[Records from a data source]
------

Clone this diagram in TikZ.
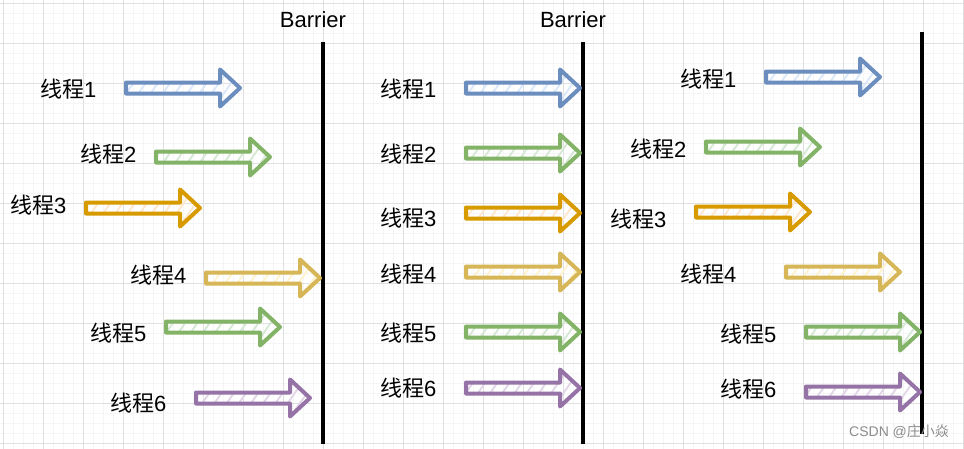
\documentclass[tikz,border=0pt]{standalone}
\usepackage{fontspec}
\setmainfont{Liberation Sans}
\newfontfamily\cjk{Noto Sans CJK SC}
\usetikzlibrary{patterns.meta,positioning}

\definecolor{bluestroke}{HTML}{6C8EBF}  \definecolor{bluefill}{HTML}{DAE8FC}
\definecolor{greenstroke}{HTML}{82B366} \definecolor{greenfill}{HTML}{D5E8D4}
\definecolor{orangestroke}{HTML}{D79B00}\definecolor{orangefill}{HTML}{FFE6CC}
\definecolor{yellowstroke}{HTML}{D6B656}\definecolor{yellowfill}{HTML}{FFF2CC}
\definecolor{purplestroke}{HTML}{9673A6}\definecolor{purplefill}{HTML}{E1D5E7}

\tikzset{
  minorgrid/.style={draw=black!4,line width=.8pt},
  majorgrid/.style={draw=black!12,line width=.8pt},
  threadlabel/.style={anchor=west,inner sep=0pt,font=\fontsize{22}{26}\selectfont},
  barrierlabel/.style={inner sep=0pt,font=\fontsize{22}{26}\selectfont},
  barrier/.style={line width=4pt,black},
  threadarrow/.style={line width=4pt,line join=round,draw=#1stroke,
    pattern={Lines[angle=55,distance=10pt,line width=1.8pt]},pattern color=#1fill}
}

% arrow with its left end at (#1,#2)
\newcommand\thrarrow[3]{%
  \draw[threadarrow=#3] (#1+2,#2-5.5) -- ++(94,0) -- ++(0,-13) -- ++(20,18.5)
    -- ++(-20,18.5) -- ++(0,-13) -- ++(-94,0) -- cycle;}

\begin{document}
\begin{tikzpicture}[x=1pt,y=-1pt]
  \useasboundingbox[fill=white] (0,0) rectangle (964,448);
  \clip (0,0) rectangle (964,448);

  % background grid
  \begin{scope}[shift={(3.5,3.5)}]
    \draw[minorgrid,step=10pt] (-10,-10) grid (970,450);
    \draw[majorgrid,step=40pt] (-40,-40) grid (1000,480);
  \end{scope}

  % barriers
  \coordinate (b1top) at (323,42);  \coordinate (b1bot) at (323,444);
  \coordinate (b2top) at (583,42);  \coordinate (b2bot) at (583,444);
  \coordinate (b3top) at (922,32);  \coordinate (b3bot) at (922,434);
  \foreach \b in {1,2,3}
    \draw[barrier] (b\b top) -- (b\b bot);
  \node[barrierlabel] (bl1) at (313,20) {Barrier};
  \node[barrierlabel] (bl2) at (573,20) {Barrier};

  % threads: number / label x / label y / arrow x / arrow y / colour
  \foreach \p/\n/\lx/\ly/\ax/\ay/\c in {
      a/1/40/89/124/88/blue, a/2/80/154/154/157/green, a/3/10/205/84/208/orange,
      a/4/130/275/204/278/yellow, a/5/90/333/164/327/green, a/6/110/403/194/398/purple,
      b/1/380/89/464/88/blue, b/2/380/154/464/153/green, b/3/380/218/464/213/orange,
      b/4/380/274/464/272/yellow, b/5/380/333/464/332/green, b/6/380/388/464/388/purple,
      c/1/680/79/764/77/blue, c/2/630/149/704/147/green, c/3/610/219/694/212/orange,
      c/4/680/274/784/272/yellow, c/5/720/334/804/332/green, c/6/720/389/804/392/purple} {
    \node[threadlabel] (t\p\n) at (\lx,\ly) {{\cjk 线程}\n};
    \thrarrow{\ax}{\ay}{\c}
  }

  \node[anchor=west,inner sep=0pt,text=black!45,font=\fontsize{14}{16}\selectfont]
    (mark) at (849,432) {CSDN @{\cjk 庄小焱}};
\end{tikzpicture}
\end{document}
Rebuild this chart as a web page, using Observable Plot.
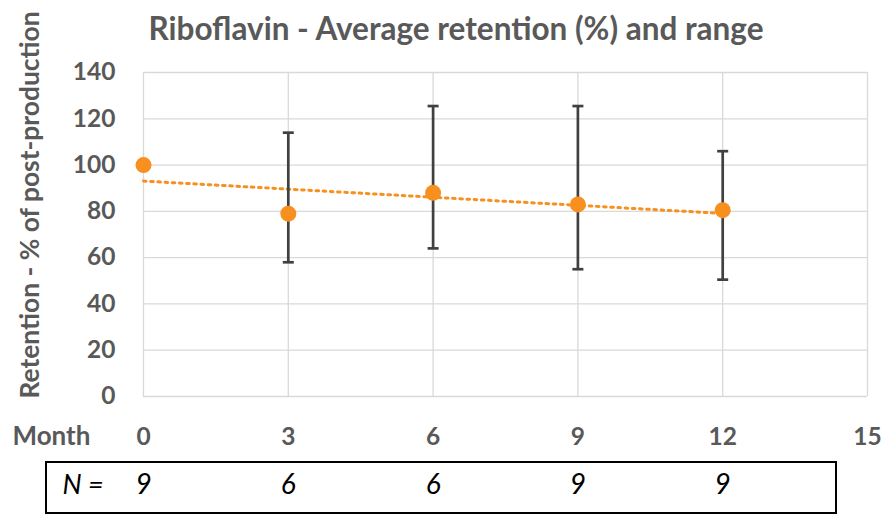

------

**Aim**
Copy all the data exactly as written, but skip any picture.

**Response below**
Clone this diagram in TikZ.
\documentclass[tikz,border=0pt]{standalone}
\usepackage{fontspec}
\setmainfont{Liberation Sans}
\newfontfamily\cjk{Noto Sans CJK SC}
\usetikzlibrary{patterns.meta,positioning}

\definecolor{bluestroke}{HTML}{6C8EBF}  \definecolor{bluefill}{HTML}{DAE8FC}
\definecolor{greenstroke}{HTML}{82B366} \definecolor{greenfill}{HTML}{D5E8D4}
\definecolor{orangestroke}{HTML}{D79B00}\definecolor{orangefill}{HTML}{FFE6CC}
\definecolor{yellowstroke}{HTML}{D6B656}\definecolor{yellowfill}{HTML}{FFF2CC}
\definecolor{purplestroke}{HTML}{9673A6}\definecolor{purplefill}{HTML}{E1D5E7}

\tikzset{
  minorgrid/.style={draw=black!4,line width=.8pt},
  majorgrid/.style={draw=black!12,line width=.8pt},
  threadlabel/.style={anchor=west,inner sep=0pt,font=\fontsize{22}{26}\selectfont},
  barrierlabel/.style={inner sep=0pt,font=\fontsize{22}{26}\selectfont},
  barrier/.style={line width=4pt,black},
  threadarrow/.style={line width=4pt,line join=round,draw=#1stroke,
    pattern={Lines[angle=55,distance=10pt,line width=1.8pt]},pattern color=#1fill}
}

% arrow with its left end at (#1,#2)
\newcommand\thrarrow[3]{%
  \draw[threadarrow=#3] (#1+2,#2-5.5) -- ++(94,0) -- ++(0,-13) -- ++(20,18.5)
    -- ++(-20,18.5) -- ++(0,-13) -- ++(-94,0) -- cycle;}

\begin{document}
\begin{tikzpicture}[x=1pt,y=-1pt]
  \useasboundingbox[fill=white] (0,0) rectangle (964,448);
  \clip (0,0) rectangle (964,448);

  % background grid
  \begin{scope}[shift={(3.5,3.5)}]
    \draw[minorgrid,step=10pt] (-10,-10) grid (970,450);
    \draw[majorgrid,step=40pt] (-40,-40) grid (1000,480);
  \end{scope}

  % barriers
  \coordinate (b1top) at (323,42);  \coordinate (b1bot) at (323,444);
  \coordinate (b2top) at (583,42);  \coordinate (b2bot) at (583,444);
  \coordinate (b3top) at (922,32);  \coordinate (b3bot) at (922,434);
  \foreach \b in {1,2,3}
    \draw[barrier] (b\b top) -- (b\b bot);
  \node[barrierlabel] (bl1) at (313,20) {Barrier};
  \node[barrierlabel] (bl2) at (573,20) {Barrier};

  % threads: number / label x / label y / arrow x / arrow y / colour
  \foreach \p/\n/\lx/\ly/\ax/\ay/\c in {
      a/1/40/89/124/88/blue, a/2/80/154/154/157/green, a/3/10/205/84/208/orange,
      a/4/130/275/204/278/yellow, a/5/90/333/164/327/green, a/6/110/403/194/398/purple,
      b/1/380/89/464/88/blue, b/2/380/154/464/153/green, b/3/380/218/464/213/orange,
      b/4/380/274/464/272/yellow, b/5/380/333/464/332/green, b/6/380/388/464/388/purple,
      c/1/680/79/764/77/blue, c/2/630/149/704/147/green, c/3/610/219/694/212/orange,
      c/4/680/274/784/272/yellow, c/5/720/334/804/332/green, c/6/720/389/804/392/purple} {
    \node[threadlabel] (t\p\n) at (\lx,\ly) {{\cjk 线程}\n};
    \thrarrow{\ax}{\ay}{\c}
  }

  \node[anchor=west,inner sep=0pt,text=black!45,font=\fontsize{14}{16}\selectfont]
    (mark) at (849,432) {CSDN @{\cjk 庄小焱}};
\end{tikzpicture}
\end{document}
Rebuild this chart as a web page, using Observable Plot.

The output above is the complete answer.